UI for filter_xss allowed tags default
| Project: | Drupal |
| Version: | 7.x-dev |
| Component: | filter.module |
| Category: | feature request |
| Priority: | normal |
| Assigned: | NancyDru |
| Status: | won't fix |
In the wake of numerous SAs of late, I have been more liberally using filter_xss. One big problem with this is that the standard default allowed tags is quite limited and I keep having to add a long string of tags that I want to all my modules. This is just plain code bloat.
I feel that a much better solution is to allow the admins to specify which tags they want to allow (similar to "Filtered HTML"). Then module maintainers won't have to keep including those long strings.
This patch adds a new tab to the "Input formats" page to define the default allowed tags.
.
A marginally acceptable alternative would be to turn "_filter_html" into a public function. But that doesn't give the admin as much flexibility as this path does.
| Attachment | Size | Status | Test result | Operations |
|---|---|---|---|---|
| xss.patch | 3.86 KB | Ignored | None | None |

#1
There is a patch so changing status.
I'm against mentioning a function name in user-facing text:
+ '#description' => t('These HTML tags will not be removed by the filter_xss function. Be sure you trust all possible combinations and your users before including new tags.'),#2
This is an admin function. One would need "administer filters" permission to see it. This is also specific to that function, so I think that is important.
#3
Since when does http://drupal.org/node/28984 tell you to use filter_xss() ?
#4
Check_plain renders non-Latin characters as HTML entities, leaving non-English speakers with junk to look at when they enter their alphabet. You can even see this in other places like titles that end up with ' instead of single quotes.
#5
And, as a followup, the sentence "Be sure you trust all possible combinations and your users before including new tags." is also confusing to me. Does that mean that you should trust all combinations and interactions between added tags? Or all combinations of new tags with your users, which wouldn't make sense.
Seems like something like "Be sure that you trust your users to make proper use of all allowed tags." would be simpler and possibly clearer, unless I completely misunderstand the meaning of the original.
#6
Updated
#7
If you need to mix user-supplied plaintext with module supplied HTML, use check_plain.
This simply indicates that a string containing a single quote has been escaped twice. Which is a coder error, not a problem of check_plain. If you suspect a bug in check_plain the natural response is to file a bugreport, not work around it in some weird, error prone way.
In what context do you use filter_xss? If you need to display user-supplied rich text, why not associate a format with the input and use check_markup instead?
#8
I am a module developer, not the site admin. I cannot create an input format for them. It's not just single quotes, that was just an example. And I see this problem in core implementations as well, such as titles, block names, and links. Check_plain simply does not allow rich text. In addition to showing plain HTML, it also turns many non-English characters into entities.
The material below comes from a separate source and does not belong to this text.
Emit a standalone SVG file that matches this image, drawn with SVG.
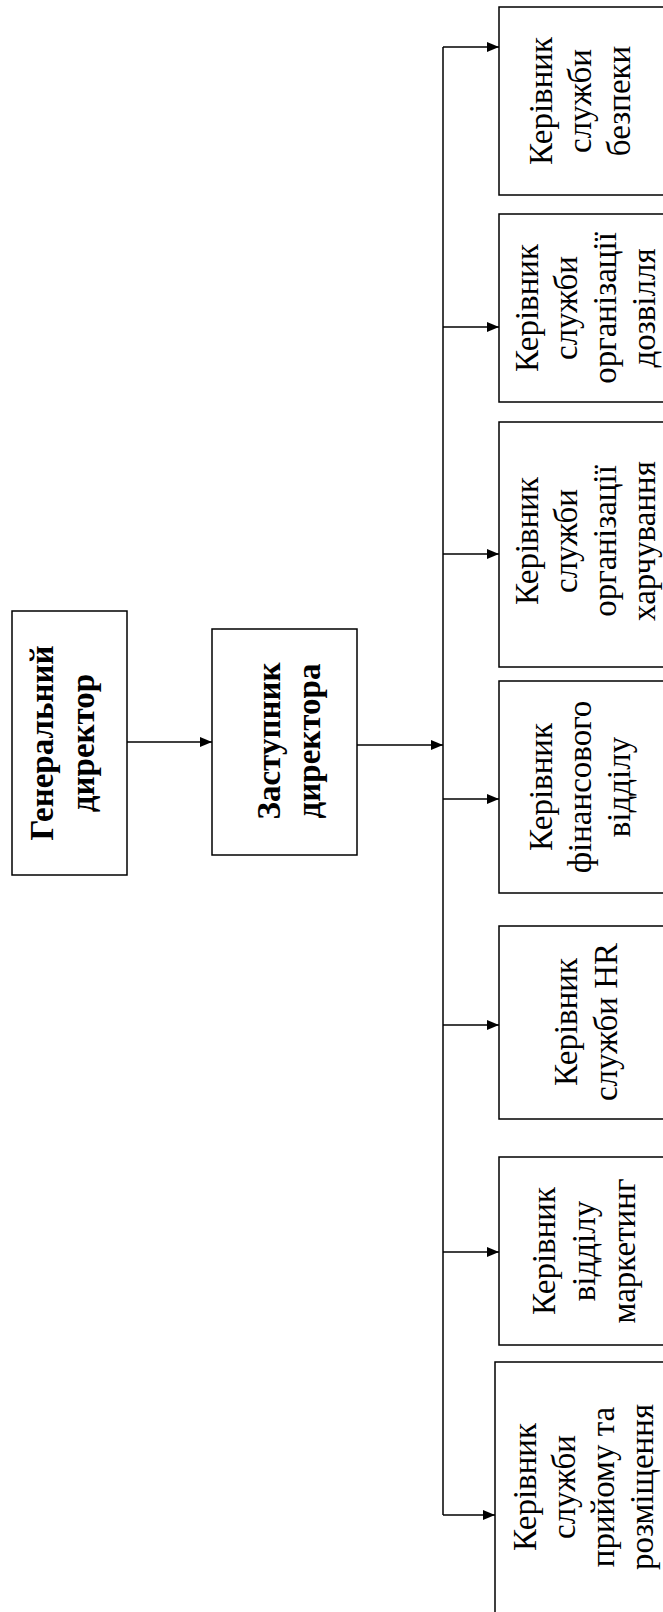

My module users simply won't accept this (look at some of the past issues in Glossary, for example). Further, when displaying things like taxonomy term descriptions, there is no input format associated with the text.
The only way I have found so far that makes my international users happy is
decode_entities(filter_xss($term->description, $allowed))(in PHP 5, one may use htmlspecialchars_decode).#9
"Further, when displaying things like taxonomy term descriptions, there is no input format associated with the text."
Then we should add an input format to that field.
#10
I would accept that, but considering the imminent freeze, who's going to write that code? And I shudder to think of someone being allowed to insert PHP code into a term or vocabulary description.
#11
The freeze isn't imminent, it's unspecified. Could be any time within the next 1-5 months.
PHP in a term or vocabulary description is down to the PHP module being installed and appropriate permission - it's no worse than putting php into a block IMO.
#12
I think sufficient alternatives have been proposed.
#13
Which would they be?
Input formats for taxonomy terms and vocabularies? That doesn't exist and I have doubts that Dries would buy it.
A bug report on check_plain? I don't think there is a bug - it works as designed and does what is needed in some cases. It simply is inadequate for non-English and rich-text as my users tell me over and over again.
Create another input format? That is pretty much what I am doing with this patch, but without the chances of PHP. [And I agree that it shouldn't be available.]
Turn "_filter_html" into a public function? As I suggested this is a marginally acceptable solution since it is largely check_markup($text, DEFAULT_FILTER_FORMAT) with slightly less overhead (but, IMHO, a performance bug of its own).